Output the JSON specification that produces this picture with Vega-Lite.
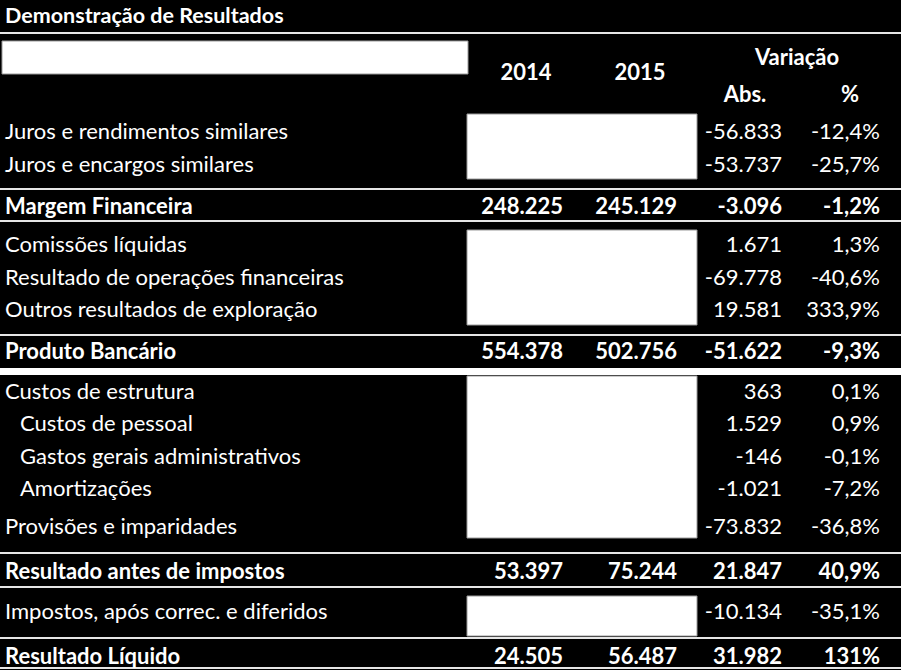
{
  "$schema": "https://vega.github.io/schema/vega-lite/v6.json",
  "width": 901,
  "height": 670,
  "autosize": {"type": "none"},
  "padding": 0,
  "background": "#000000",
  "config": {"view": {"stroke": null}},
  "datasets": {
    "cols": [
      {"col": "label", "x": 5},
      {"col": "ind", "x": 20},
      {"col": "v2014", "x": 563},
      {"col": "v2015", "x": 677},
      {"col": "abs", "x": 782},
      {"col": "pct", "x": 880},
      {"col": "h2014", "x": 526},
      {"col": "h2015", "x": 640},
      {"col": "hvar", "x": 797},
      {"col": "habs", "x": 745},
      {"col": "hpct", "x": 850}
    ],
    "rows": [
      {"row": "title", "y": 17},
      {"row": "hvar", "y": 58},
      {"row": "hyear", "y": 73},
      {"row": "hsub", "y": 95},
      {"row": "r1", "y": 132},
      {"row": "r2", "y": 165},
      {"row": "mf", "y": 207},
      {"row": "r3", "y": 245},
      {"row": "r4", "y": 278},
      {"row": "r5", "y": 310},
      {"row": "pb", "y": 352},
      {"row": "r6", "y": 392},
      {"row": "r7", "y": 424},
      {"row": "r8", "y": 457},
      {"row": "r9", "y": 489},
      {"row": "r10", "y": 527},
      {"row": "rai", "y": 572},
      {"row": "r11", "y": 612},
      {"row": "rl", "y": 657}
    ],
    "boxes": [
      {"box": "header", "x": 2, "x2": 468, "y": 41, "y2": 74},
      {"box": "b1", "x": 467, "x2": 697, "y": 114, "y2": 179},
      {"box": "b2", "x": 467, "x2": 697, "y": 230, "y2": 325},
      {"box": "b3", "x": 467, "x2": 697, "y": 376, "y2": 538},
      {"box": "b4", "x": 467, "x2": 697, "y": 596, "y2": 636}
    ],
    "lines": [
      {"y": 33}, {"y": 189}, {"y": 221}, {"y": 335}, {"y": 553}, {"y": 587}, {"y": 638}, {"y": 668}
    ],
    "bands": [
      {"x": 0, "x2": 901, "y": 368, "y2": 375}
    ],
    "cells": [
      {"row": "title", "col": "label", "text": "Demonstração de Resultados", "kind": "tb"},
      {"row": "hyear", "col": "h2014", "text": "2014", "kind": "cb"},
      {"row": "hyear", "col": "h2015", "text": "2015", "kind": "cb"},
      {"row": "hvar", "col": "hvar", "text": "Variação", "kind": "cb"},
      {"row": "hsub", "col": "habs", "text": "Abs.", "kind": "cb"},
      {"row": "hsub", "col": "hpct", "text": "%", "kind": "cb"},

      {"row": "r1", "col": "label", "text": "Juros e rendimentos similares", "kind": "ln"},
      {"row": "r1", "col": "abs", "text": "-56.833", "kind": "rn"},
      {"row": "r1", "col": "pct", "text": "-12,4%", "kind": "rn"},
      {"row": "r2", "col": "label", "text": "Juros e encargos similares", "kind": "ln"},
      {"row": "r2", "col": "abs", "text": "-53.737", "kind": "rn"},
      {"row": "r2", "col": "pct", "text": "-25,7%", "kind": "rn"},

      {"row": "mf", "col": "label", "text": "Margem Financeira", "kind": "lb"},
      {"row": "mf", "col": "v2014", "text": "248.225", "kind": "rb"},
      {"row": "mf", "col": "v2015", "text": "245.129", "kind": "rb"},
      {"row": "mf", "col": "abs", "text": "-3.096", "kind": "rb"},
      {"row": "mf", "col": "pct", "text": "-1,2%", "kind": "rb"},

      {"row": "r3", "col": "label", "text": "Comissões líquidas", "kind": "ln"},
      {"row": "r3", "col": "abs", "text": "1.671", "kind": "rn"},
      {"row": "r3", "col": "pct", "text": "1,3%", "kind": "rn"},
      {"row": "r4", "col": "label", "text": "Resultado de operações financeiras", "kind": "ln"},
      {"row": "r4", "col": "abs", "text": "-69.778", "kind": "rn"},
      {"row": "r4", "col": "pct", "text": "-40,6%", "kind": "rn"},
      {"row": "r5", "col": "label", "text": "Outros resultados de exploração", "kind": "ln"},
      {"row": "r5", "col": "abs", "text": "19.581", "kind": "rn"},
      {"row": "r5", "col": "pct", "text": "333,9%", "kind": "rn"},

      {"row": "pb", "col": "label", "text": "Produto Bancário", "kind": "lb"},
      {"row": "pb", "col": "v2014", "text": "554.378", "kind": "rb"},
      {"row": "pb", "col": "v2015", "text": "502.756", "kind": "rb"},
      {"row": "pb", "col": "abs", "text": "-51.622", "kind": "rb"},
      {"row": "pb", "col": "pct", "text": "-9,3%", "kind": "rb"},

      {"row": "r6", "col": "label", "text": "Custos de estrutura", "kind": "ln"},
      {"row": "r6", "col": "abs", "text": "363", "kind": "rn"},
      {"row": "r6", "col": "pct", "text": "0,1%", "kind": "rn"},
      {"row": "r7", "col": "ind", "text": "Custos de pessoal", "kind": "ln"},
      {"row": "r7", "col": "abs", "text": "1.529", "kind": "rn"},
      {"row": "r7", "col": "pct", "text": "0,9%", "kind": "rn"},
      {"row": "r8", "col": "ind", "text": "Gastos gerais administrativos", "kind": "ln"},
      {"row": "r8", "col": "abs", "text": "-146", "kind": "rn"},
      {"row": "r8", "col": "pct", "text": "-0,1%", "kind": "rn"},
      {"row": "r9", "col": "ind", "text": "Amortizações", "kind": "ln"},
      {"row": "r9", "col": "abs", "text": "-1.021", "kind": "rn"},
      {"row": "r9", "col": "pct", "text": "-7,2%", "kind": "rn"},
      {"row": "r10", "col": "label", "text": "Provisões e imparidades", "kind": "ln"},
      {"row": "r10", "col": "abs", "text": "-73.832", "kind": "rn"},
      {"row": "r10", "col": "pct", "text": "-36,8%", "kind": "rn"},

      {"row": "rai", "col": "label", "text": "Resultado antes de impostos", "kind": "lb"},
      {"row": "rai", "col": "v2014", "text": "53.397", "kind": "rb"},
      {"row": "rai", "col": "v2015", "text": "75.244", "kind": "rb"},
      {"row": "rai", "col": "abs", "text": "21.847", "kind": "rb"},
      {"row": "rai", "col": "pct", "text": "40,9%", "kind": "rb"},

      {"row": "r11", "col": "label", "text": "Impostos, após correc. e diferidos", "kind": "ln"},
      {"row": "r11", "col": "abs", "text": "-10.134", "kind": "rn"},
      {"row": "r11", "col": "pct", "text": "-35,1%", "kind": "rn"},

      {"row": "rl", "col": "label", "text": "Resultado Líquido", "kind": "lb"},
      {"row": "rl", "col": "v2014", "text": "24.505", "kind": "rb"},
      {"row": "rl", "col": "v2015", "text": "56.487", "kind": "rb"},
      {"row": "rl", "col": "abs", "text": "31.982", "kind": "rb"},
      {"row": "rl", "col": "pct", "text": "131%", "kind": "rb"}
    ]
  },
  "layer": [
    {
      "data": {"name": "boxes"},
      "mark": {"type": "rect", "fill": "#ffffff", "stroke": "#9a9a9a", "strokeWidth": 1},
      "encoding": {
        "x": {"field": "x", "type": "quantitative", "scale": {"domain": [0, 901], "nice": false, "zero": false}, "axis": null},
        "x2": {"field": "x2"},
        "y": {"field": "y", "type": "quantitative", "scale": {"domain": [0, 670], "nice": false, "zero": false, "reverse": true}, "axis": null},
        "y2": {"field": "y2"}
      }
    },
    {
      "data": {"name": "bands"},
      "mark": {"type": "rect", "fill": "#ffffff"},
      "encoding": {
        "x": {"field": "x", "type": "quantitative", "axis": null},
        "x2": {"field": "x2"},
        "y": {"field": "y", "type": "quantitative", "axis": null},
        "y2": {"field": "y2"}
      }
    },
    {
      "data": {"name": "lines"},
      "mark": {"type": "rule", "stroke": "#e6e6e6", "strokeWidth": 2},
      "encoding": {
        "y": {"field": "y", "type": "quantitative", "axis": null}
      }
    },
    {
      "data": {"name": "cells"},
      "transform": [
        {"filter": "datum.kind === 'tb'"},
        {"lookup": "col", "from": {"data": {"name": "cols"}, "key": "col", "fields": ["x"]}},
        {"lookup": "row", "from": {"data": {"name": "rows"}, "key": "row", "fields": ["y"]}}
      ],
      "mark": {"type": "text", "align": "left", "baseline": "middle", "font": "Lato", "fontSize": 21.5, "fontWeight": "bold", "fill": "#ffffff"},
      "encoding": {
        "x": {"field": "x", "type": "quantitative", "axis": null},
        "y": {"field": "y", "type": "quantitative", "axis": null},
        "text": {"field": "text"}
      }
    },
    {
      "data": {"name": "cells"},
      "transform": [
        {"filter": "datum.kind === 'ln'"},
        {"lookup": "col", "from": {"data": {"name": "cols"}, "key": "col", "fields": ["x"]}},
        {"lookup": "row", "from": {"data": {"name": "rows"}, "key": "row", "fields": ["y"]}}
      ],
      "mark": {"type": "text", "align": "left", "baseline": "middle", "font": "Lato", "fontSize": 22, "fill": "#ffffff"},
      "encoding": {
        "x": {"field": "x", "type": "quantitative", "axis": null},
        "y": {"field": "y", "type": "quantitative", "axis": null},
        "text": {"field": "text"}
      }
    },
    {
      "data": {"name": "cells"},
      "transform": [
        {"filter": "datum.kind === 'lb'"},
        {"lookup": "col", "from": {"data": {"name": "cols"}, "key": "col", "fields": ["x"]}},
        {"lookup": "row", "from": {"data": {"name": "rows"}, "key": "row", "fields": ["y"]}}
      ],
      "mark": {"type": "text", "align": "left", "baseline": "middle", "font": "Lato", "fontSize": 22, "fontWeight": "bold", "fill": "#ffffff"},
      "encoding": {
        "x": {"field": "x", "type": "quantitative", "axis": null},
        "y": {"field": "y", "type": "quantitative", "axis": null},
        "text": {"field": "text"}
      }
    },
    {
      "data": {"name": "cells"},
      "transform": [
        {"filter": "datum.kind === 'rn'"},
        {"lookup": "col", "from": {"data": {"name": "cols"}, "key": "col", "fields": ["x"]}},
        {"lookup": "row", "from": {"data": {"name": "rows"}, "key": "row", "fields": ["y"]}}
      ],
      "mark": {"type": "text", "align": "right", "baseline": "middle", "font": "Lato", "fontSize": 22, "fill": "#ffffff"},
      "encoding": {
        "x": {"field": "x", "type": "quantitative", "axis": null},
        "y": {"field": "y", "type": "quantitative", "axis": null},
        "text": {"field": "text"}
      }
    },
    {
      "data": {"name": "cells"},
      "transform": [
        {"filter": "datum.kind === 'rb'"},
        {"lookup": "col", "from": {"data": {"name": "cols"}, "key": "col", "fields": ["x"]}},
        {"lookup": "row", "from": {"data": {"name": "rows"}, "key": "row", "fields": ["y"]}}
      ],
      "mark": {"type": "text", "align": "right", "baseline": "middle", "font": "Lato", "fontSize": 22, "fontWeight": "bold", "fill": "#ffffff"},
      "encoding": {
        "x": {"field": "x", "type": "quantitative", "axis": null},
        "y": {"field": "y", "type": "quantitative", "axis": null},
        "text": {"field": "text"}
      }
    },
    {
      "data": {"name": "cells"},
      "transform": [
        {"filter": "datum.kind === 'cb'"},
        {"lookup": "col", "from": {"data": {"name": "cols"}, "key": "col", "fields": ["x"]}},
        {"lookup": "row", "from": {"data": {"name": "rows"}, "key": "row", "fields": ["y"]}}
      ],
      "mark": {"type": "text", "align": "center", "baseline": "middle", "font": "Lato", "fontSize": 22, "fontWeight": "bold", "fill": "#ffffff"},
      "encoding": {
        "x": {"field": "x", "type": "quantitative", "axis": null},
        "y": {"field": "y", "type": "quantitative", "axis": null},
        "text": {"field": "text"}
      }
    }
  ]
}
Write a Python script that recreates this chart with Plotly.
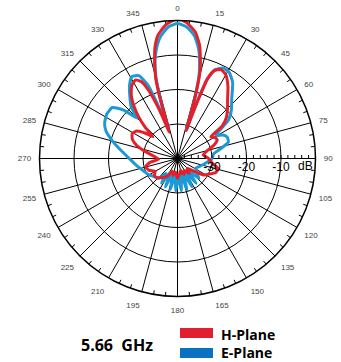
import plotly.graph_objects as go

# ---------------- data ----------------
h_theta = [0, 4, 8, 11, 13, 14.5, 15.8, 16.6, 17.3, 18.5, 19.6, 20.6, 22.5, 26, 30, 35, 40, 45, 50, 54, 57, 61, 65,
           70, 75, 82, 90, 97, 104, 110, 116, 122, 128, 135, 142, 150, 158, 165, 172, 180, 188, 195, 202, 210,
           218, 226, 233, 240, 248, 256, 262, 268, 276, 283, 288, 293, 299, 304, 308, 311.5, 314, 317, 320,
           324, 328, 332, 335, 337, 339, 341, 342.5, 343.4, 343.9, 344.8, 345.7, 347, 348.5, 351, 355, 360]
h_db = [0.6, -0.6, -3, -6.5, -10.5, -14, -20, -26, -31.5, -27, -21, -15.5, -12.5, -11.3, -12, -14.5, -17.4,
        -19.5, -21.5, -24, -28.5, -27.5, -27.3, -28.8, -31, -32.5, -31, -30, -27.8, -28.2, -29.7, -31, -34,
        -36, -34.5, -36, -35, -36.5, -35.5, -34.3, -36, -35, -36, -34, -33, -32, -31.6, -32.5, -31, -30.5,
        -32, -34.5, -33, -30, -27.5, -25.8, -25, -25.8, -28, -30.5, -27, -23.5, -20.5, -17.2, -15, -14.2,
        -15.5, -18.5, -23.5, -29, -32, -27, -21, -16, -13.7, -10.5, -7.2, -3.8, -1.1, 0.6]

e_theta = [0, 4, 8, 11, 13, 14.5, 15.7, 16.5, 17.2, 18.3, 19.3, 20.5, 23, 27, 31, 36, 42, 48, 53, 56, 59, 63, 67,
           72, 77, 83, 90, 98, 108, 118, 127, 133, 138, 143, 148, 153, 158, 163, 168, 173, 178, 183, 188, 193,
           198, 203, 208, 213, 218, 224, 232, 240, 250, 260, 270, 278, 285, 291, 296, 302, 308, 312, 315, 318,
           323, 327, 331, 335, 338, 340, 342.5, 343.5, 344.3, 345.3, 347, 349, 352, 356, 360]
e_db = [-0.9, -1.8, -4.2, -7.8, -11.5, -15, -20.5, -26, -31.5, -27, -21, -15.5, -12, -10.6, -10.9, -12.8, -16.5,
        -19, -21.5, -25, -27, -25, -24.3, -24.5, -27, -29.5, -30, -31.5, -33, -34, -33, -31.5, -35.5, -31,
        -35.5, -30.8, -35.5, -30.5, -35, -30.5, -34.5, -30.5, -35, -30.8, -35.5, -31, -35.5, -31.5, -34.5,
        -32, -31.5, -30.5, -29.5, -28, -26, -23.5, -20.5, -17.8, -16.5, -15.8, -16, -19, -23.5, -20, -17,
        -14.5, -12.8, -13.5, -17, -24, -31, -25, -20, -15, -11, -7.8, -4.4, -1.8, -0.9]

angle_ticks = list(range(0, 360, 15))
angle_labels = [str(a) for a in angle_ticks]
radial_ticks = [-30, -20, -10, 0]
radial_labels = ["-30", "-20", "-10", ""]
radial_minor = list(range(-38, 1, 2))
minor_angles = [a for a in range(0, 360, 5) if a % 15 != 0]

RED = "#E5202B"
BLUE = "#1C9AD6"

fig = go.Figure()

# minor ticks on the outer circle
mt_theta, mt_r = [], []
for a in minor_angles:
    mt_theta += [a, a, None]
    mt_r += [-1.2, 0, None]
fig.add_trace(go.Scatterpolar(theta=mt_theta, r=mt_r, mode="lines",
                              line=dict(color="black", width=1), hoverinfo="skip", showlegend=False))

fig.add_trace(go.Scatterpolar(theta=e_theta, r=e_db, mode="lines", name="E-Plane",
                              line=dict(color=BLUE, width=3, shape="spline", smoothing=0.5), showlegend=False))
fig.add_trace(go.Scatterpolar(theta=h_theta, r=h_db, mode="lines", name="H-Plane",
                              line=dict(color=RED, width=3, shape="spline", smoothing=0.5), showlegend=False))
# second polar only for the small radial ticks
fig.add_trace(go.Scatterpolar(theta=[], r=[], subplot="polar2", showlegend=False))

W, H = 341, 362
cx, cy, R = 177.5, 158.5, 138
dom = dict(x=[(cx - R) / W, (cx + R) / W], y=[1 - (cy + R) / H, 1 - (cy - R) / H])
font_main = "Liberation Sans, Arial"
fig.update_layout(
    width=W, height=H,
    margin=dict(l=0, r=0, t=0, b=0),
    paper_bgcolor="white",
    showlegend=False,
    polar=dict(
        domain=dom,
        bgcolor="white",
        angularaxis=dict(rotation=90, direction="clockwise", tickmode="array",
                         tickvals=angle_ticks, ticktext=angle_labels,
                         tickfont=dict(family=font_main, size=8, color="#444"),
                         ticks="outside", ticklen=6, tickcolor="rgba(0,0,0,0)",
                         showline=True, linecolor="black", linewidth=1.5,
                         gridcolor="black", gridwidth=1),
        radialaxis=dict(range=[-40, 0], tickmode="array", tickvals=radial_ticks, ticktext=radial_labels,
                        angle=0, tickangle=0, side="clockwise", showline=False, ticks="",
                        tickfont=dict(family=font_main, size=12, color="black"),
                        gridcolor="black", gridwidth=1),
    ),
    polar2=dict(
        domain=dom,
        bgcolor="rgba(0,0,0,0)",
        angularaxis=dict(rotation=90, direction="clockwise", visible=False, showgrid=False),
        radialaxis=dict(range=[-40, 0], tickmode="array", tickvals=radial_minor, angle=0,
                        side="counterclockwise", ticks="outside", ticklen=3, tickcolor="black",
                        showticklabels=False, showgrid=False, showline=False),
    ),
)

# "dB" label at the outer end of the radial axis
fig.add_annotation(x=(cx + R - 1) / W, y=1 - (cy + 7) / H, xref="paper", yref="paper",
                   xanchor="right", yanchor="middle", text="dB", showarrow=False,
                   font=dict(family=font_main, size=12, color="black"))

# legend / caption
fig.add_shape(type="rect", xref="paper", yref="paper",
              x0=180 / W, x1=213 / W, y0=1 - 338 / H, y1=1 - 328 / H,
              fillcolor="#E02030", line=dict(width=0))
fig.add_shape(type="rect", xref="paper", yref="paper",
              x0=180 / W, x1=213 / W, y0=1 - 358 / H, y1=1 - 348 / H,
              fillcolor="#0A72C0", line=dict(width=0))
fig.add_annotation(x=219 / W, y=1 - 334 / H, xref="paper", yref="paper", xanchor="left", yanchor="middle",
                   text="<b>H-Plane</b>", showarrow=False,
                   font=dict(family="Open Sans, Liberation Sans", size=14, color="black"))
fig.add_annotation(x=219 / W, y=1 - 352 / H, xref="paper", yref="paper", xanchor="left", yanchor="middle",
                   text="<b>E-Plane</b>", showarrow=False,
                   font=dict(family="Open Sans, Liberation Sans", size=14, color="black"))
fig.add_annotation(x=117 / W, y=1 - 345 / H, xref="paper", yref="paper", xanchor="center", yanchor="middle",
                   text="<b>5.66  GHz</b>", showarrow=False,
                   font=dict(family="Open Sans, Liberation Sans", size=16, color="black"))

fig.write_html("out.html", config={"displayModeBar": False},
               post_script="document.body.style.margin='0px';")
* * * * * * * * *
_Given problem_. What's needed is an exact copy of the lines above from the one with "Write a Python" through the one with "import plotly.graph_objects as go", both included; the pictures stay out.

_Solution for this problem_.
Write a Python script that recreates this chart with Plotly.
import plotly.graph_objects as go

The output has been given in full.